* _Provided material_:

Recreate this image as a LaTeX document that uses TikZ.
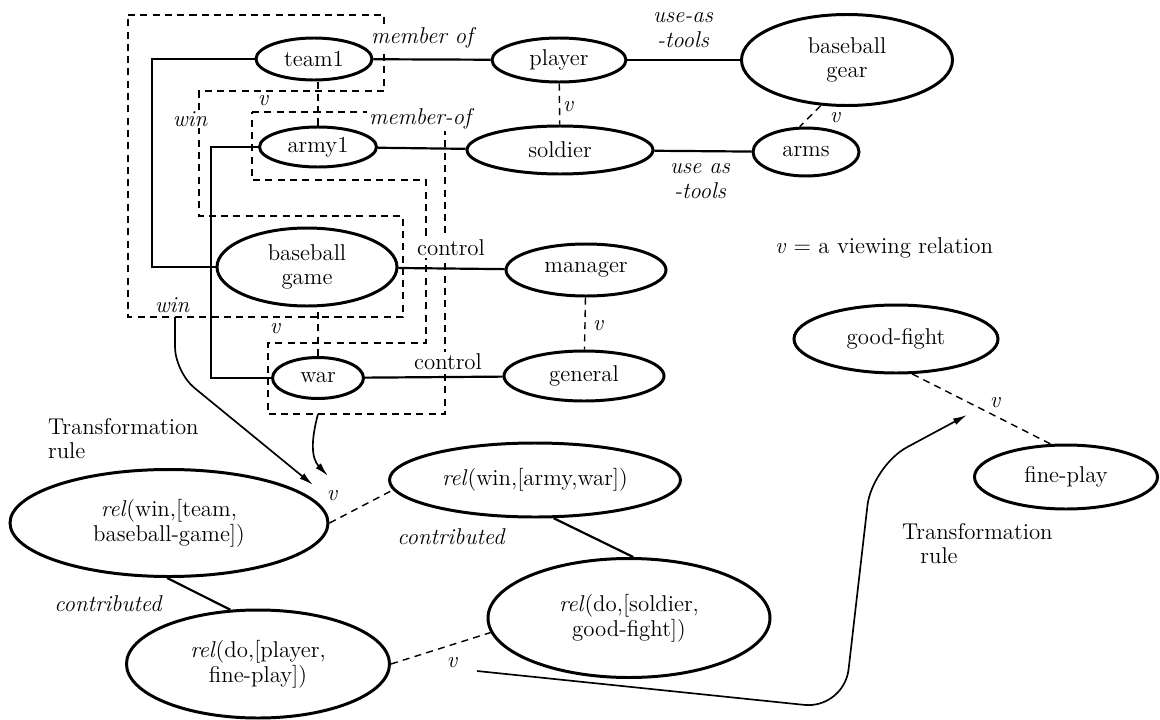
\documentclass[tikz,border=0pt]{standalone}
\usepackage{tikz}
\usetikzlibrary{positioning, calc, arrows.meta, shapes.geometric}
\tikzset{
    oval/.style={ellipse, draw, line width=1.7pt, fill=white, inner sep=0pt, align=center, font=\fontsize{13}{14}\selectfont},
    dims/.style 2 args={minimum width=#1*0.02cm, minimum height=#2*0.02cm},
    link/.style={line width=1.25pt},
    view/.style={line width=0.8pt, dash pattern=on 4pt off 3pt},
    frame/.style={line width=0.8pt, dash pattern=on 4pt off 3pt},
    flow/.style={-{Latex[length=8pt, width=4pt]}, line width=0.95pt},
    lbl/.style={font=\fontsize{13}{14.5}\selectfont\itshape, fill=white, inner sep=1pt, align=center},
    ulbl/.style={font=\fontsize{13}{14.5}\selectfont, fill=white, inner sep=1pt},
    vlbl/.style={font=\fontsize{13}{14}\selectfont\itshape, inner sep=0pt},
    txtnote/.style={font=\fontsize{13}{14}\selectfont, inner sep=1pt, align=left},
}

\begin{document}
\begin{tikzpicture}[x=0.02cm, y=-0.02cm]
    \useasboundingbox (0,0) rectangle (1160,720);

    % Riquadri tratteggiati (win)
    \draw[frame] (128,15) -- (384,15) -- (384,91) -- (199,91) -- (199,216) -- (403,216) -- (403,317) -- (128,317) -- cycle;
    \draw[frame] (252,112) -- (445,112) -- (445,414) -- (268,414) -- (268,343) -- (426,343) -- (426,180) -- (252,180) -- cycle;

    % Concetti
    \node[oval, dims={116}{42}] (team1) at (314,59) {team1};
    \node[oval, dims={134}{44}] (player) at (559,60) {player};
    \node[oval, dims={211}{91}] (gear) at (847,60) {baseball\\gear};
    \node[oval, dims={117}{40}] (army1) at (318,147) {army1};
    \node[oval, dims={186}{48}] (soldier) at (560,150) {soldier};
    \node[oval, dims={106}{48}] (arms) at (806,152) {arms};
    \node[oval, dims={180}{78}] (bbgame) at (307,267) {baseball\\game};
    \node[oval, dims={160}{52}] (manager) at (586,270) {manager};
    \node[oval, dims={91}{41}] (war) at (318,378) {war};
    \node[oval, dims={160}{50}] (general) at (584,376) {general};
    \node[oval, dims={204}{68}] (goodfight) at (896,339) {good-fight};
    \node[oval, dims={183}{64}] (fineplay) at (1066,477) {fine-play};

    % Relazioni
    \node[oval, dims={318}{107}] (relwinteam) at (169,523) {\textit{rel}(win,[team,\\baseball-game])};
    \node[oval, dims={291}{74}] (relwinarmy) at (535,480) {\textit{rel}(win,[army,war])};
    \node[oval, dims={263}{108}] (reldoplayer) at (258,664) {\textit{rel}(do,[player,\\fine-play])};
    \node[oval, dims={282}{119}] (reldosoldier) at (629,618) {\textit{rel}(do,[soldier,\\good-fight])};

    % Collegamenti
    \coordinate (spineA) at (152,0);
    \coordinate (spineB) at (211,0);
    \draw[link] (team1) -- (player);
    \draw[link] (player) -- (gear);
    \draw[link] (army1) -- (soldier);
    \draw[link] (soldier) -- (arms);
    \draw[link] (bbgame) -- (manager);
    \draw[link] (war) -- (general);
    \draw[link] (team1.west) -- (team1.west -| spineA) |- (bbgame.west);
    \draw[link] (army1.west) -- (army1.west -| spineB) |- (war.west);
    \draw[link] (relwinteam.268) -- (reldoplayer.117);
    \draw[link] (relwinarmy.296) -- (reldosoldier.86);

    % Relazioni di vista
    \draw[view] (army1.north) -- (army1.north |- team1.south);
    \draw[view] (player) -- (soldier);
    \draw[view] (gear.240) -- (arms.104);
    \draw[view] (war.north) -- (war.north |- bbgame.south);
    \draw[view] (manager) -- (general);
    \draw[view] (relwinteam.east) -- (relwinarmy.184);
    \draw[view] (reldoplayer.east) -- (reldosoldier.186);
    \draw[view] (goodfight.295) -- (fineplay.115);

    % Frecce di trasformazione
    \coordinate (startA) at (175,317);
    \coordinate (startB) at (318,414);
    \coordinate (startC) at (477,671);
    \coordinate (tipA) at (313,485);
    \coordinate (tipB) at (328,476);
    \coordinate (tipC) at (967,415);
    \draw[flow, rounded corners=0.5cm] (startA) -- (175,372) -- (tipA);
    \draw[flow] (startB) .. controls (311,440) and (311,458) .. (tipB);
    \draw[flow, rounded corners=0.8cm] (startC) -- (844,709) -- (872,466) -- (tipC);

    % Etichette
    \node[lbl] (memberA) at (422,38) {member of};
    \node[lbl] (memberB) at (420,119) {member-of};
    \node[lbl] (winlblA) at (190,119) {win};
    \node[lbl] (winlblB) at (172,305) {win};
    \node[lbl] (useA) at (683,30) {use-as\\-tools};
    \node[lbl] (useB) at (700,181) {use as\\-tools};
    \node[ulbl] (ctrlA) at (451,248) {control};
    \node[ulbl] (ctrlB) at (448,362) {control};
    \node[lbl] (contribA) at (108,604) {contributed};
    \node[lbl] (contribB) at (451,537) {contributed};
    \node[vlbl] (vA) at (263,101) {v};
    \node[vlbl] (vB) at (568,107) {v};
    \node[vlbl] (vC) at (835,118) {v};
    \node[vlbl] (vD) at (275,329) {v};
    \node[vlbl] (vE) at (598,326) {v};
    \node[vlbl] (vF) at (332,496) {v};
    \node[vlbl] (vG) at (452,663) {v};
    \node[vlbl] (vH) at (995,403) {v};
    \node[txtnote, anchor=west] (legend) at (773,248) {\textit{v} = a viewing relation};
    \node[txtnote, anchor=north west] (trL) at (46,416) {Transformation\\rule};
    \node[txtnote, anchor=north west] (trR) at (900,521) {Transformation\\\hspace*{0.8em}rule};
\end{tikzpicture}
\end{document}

* _What is expected_:
Quote the preceding listing precisely and completely, omitting its images.

* _The completed task_:
Recreate this image as a LaTeX document that uses TikZ.
\documentclass[tikz,border=0pt]{standalone}
\usepackage{tikz}
\usetikzlibrary{positioning, calc, arrows.meta, shapes.geometric}
\tikzset{
    oval/.style={ellipse, draw, line width=1.7pt, fill=white, inner sep=0pt, align=center, font=\fontsize{13}{14}\selectfont},
    dims/.style 2 args={minimum width=#1*0.02cm, minimum height=#2*0.02cm},
    link/.style={line width=1.25pt},
    view/.style={line width=0.8pt, dash pattern=on 4pt off 3pt},
    frame/.style={line width=0.8pt, dash pattern=on 4pt off 3pt},
    flow/.style={-{Latex[length=8pt, width=4pt]}, line width=0.95pt},
    lbl/.style={font=\fontsize{13}{14.5}\selectfont\itshape, fill=white, inner sep=1pt, align=center},
    ulbl/.style={font=\fontsize{13}{14.5}\selectfont, fill=white, inner sep=1pt},
    vlbl/.style={font=\fontsize{13}{14}\selectfont\itshape, inner sep=0pt},
    txtnote/.style={font=\fontsize{13}{14}\selectfont, inner sep=1pt, align=left},
}

\begin{document}
\begin{tikzpicture}[x=0.02cm, y=-0.02cm]
    \useasboundingbox (0,0) rectangle (1160,720);

    % Riquadri tratteggiati (win)
    \draw[frame] (128,15) -- (384,15) -- (384,91) -- (199,91) -- (199,216) -- (403,216) -- (403,317) -- (128,317) -- cycle;
    \draw[frame] (252,112) -- (445,112) -- (445,414) -- (268,414) -- (268,343) -- (426,343) -- (426,180) -- (252,180) -- cycle;

    % Concetti
    \node[oval, dims={116}{42}] (team1) at (314,59) {team1};
    \node[oval, dims={134}{44}] (player) at (559,60) {player};
    \node[oval, dims={211}{91}] (gear) at (847,60) {baseball\\gear};
    \node[oval, dims={117}{40}] (army1) at (318,147) {army1};
    \node[oval, dims={186}{48}] (soldier) at (560,150) {soldier};
    \node[oval, dims={106}{48}] (arms) at (806,152) {arms};
    \node[oval, dims={180}{78}] (bbgame) at (307,267) {baseball\\game};
    \node[oval, dims={160}{52}] (manager) at (586,270) {manager};
    \node[oval, dims={91}{41}] (war) at (318,378) {war};
    \node[oval, dims={160}{50}] (general) at (584,376) {general};
    \node[oval, dims={204}{68}] (goodfight) at (896,339) {good-fight};
    \node[oval, dims={183}{64}] (fineplay) at (1066,477) {fine-play};

    % Relazioni
    \node[oval, dims={318}{107}] (relwinteam) at (169,523) {\textit{rel}(win,[team,\\baseball-game])};
    \node[oval, dims={291}{74}] (relwinarmy) at (535,480) {\textit{rel}(win,[army,war])};
    \node[oval, dims={263}{108}] (reldoplayer) at (258,664) {\textit{rel}(do,[player,\\fine-play])};
    \node[oval, dims={282}{119}] (reldosoldier) at (629,618) {\textit{rel}(do,[soldier,\\good-fight])};

    % Collegamenti
    \coordinate (spineA) at (152,0);
    \coordinate (spineB) at (211,0);
    \draw[link] (team1) -- (player);
    \draw[link] (player) -- (gear);
    \draw[link] (army1) -- (soldier);
    \draw[link] (soldier) -- (arms);
    \draw[link] (bbgame) -- (manager);
    \draw[link] (war) -- (general);
    \draw[link] (team1.west) -- (team1.west -| spineA) |- (bbgame.west);
    \draw[link] (army1.west) -- (army1.west -| spineB) |- (war.west);
    \draw[link] (relwinteam.268) -- (reldoplayer.117);
    \draw[link] (relwinarmy.296) -- (reldosoldier.86);

    % Relazioni di vista
    \draw[view] (army1.north) -- (army1.north |- team1.south);
    \draw[view] (player) -- (soldier);
    \draw[view] (gear.240) -- (arms.104);
    \draw[view] (war.north) -- (war.north |- bbgame.south);
    \draw[view] (manager) -- (general);
    \draw[view] (relwinteam.east) -- (relwinarmy.184);
    \draw[view] (reldoplayer.east) -- (reldosoldier.186);
    \draw[view] (goodfight.295) -- (fineplay.115);

    % Frecce di trasformazione
    \coordinate (startA) at (175,317);
    \coordinate (startB) at (318,414);
    \coordinate (startC) at (477,671);
    \coordinate (tipA) at (313,485);
    \coordinate (tipB) at (328,476);
    \coordinate (tipC) at (967,415);
    \draw[flow, rounded corners=0.5cm] (startA) -- (175,372) -- (tipA);
    \draw[flow] (startB) .. controls (311,440) and (311,458) .. (tipB);
    \draw[flow, rounded corners=0.8cm] (startC) -- (844,709) -- (872,466) -- (tipC);

    % Etichette
    \node[lbl] (memberA) at (422,38) {member of};
    \node[lbl] (memberB) at (420,119) {member-of};
    \node[lbl] (winlblA) at (190,119) {win};
    \node[lbl] (winlblB) at (172,305) {win};
    \node[lbl] (useA) at (683,30) {use-as\\-tools};
    \node[lbl] (useB) at (700,181) {use as\\-tools};
    \node[ulbl] (ctrlA) at (451,248) {control};
    \node[ulbl] (ctrlB) at (448,362) {control};
    \node[lbl] (contribA) at (108,604) {contributed};
    \node[lbl] (contribB) at (451,537) {contributed};
    \node[vlbl] (vA) at (263,101) {v};
    \node[vlbl] (vB) at (568,107) {v};
    \node[vlbl] (vC) at (835,118) {v};
    \node[vlbl] (vD) at (275,329) {v};
    \node[vlbl] (vE) at (598,326) {v};
    \node[vlbl] (vF) at (332,496) {v};
    \node[vlbl] (vG) at (452,663) {v};
    \node[vlbl] (vH) at (995,403) {v};
    \node[txtnote, anchor=west] (legend) at (773,248) {\textit{v} = a viewing relation};
    \node[txtnote, anchor=north west] (trL) at (46,416) {Transformation\\rule};
    \node[txtnote, anchor=north west] (trR) at (900,521) {Transformation\\\hspace*{0.8em}rule};
\end{tikzpicture}
\end{document}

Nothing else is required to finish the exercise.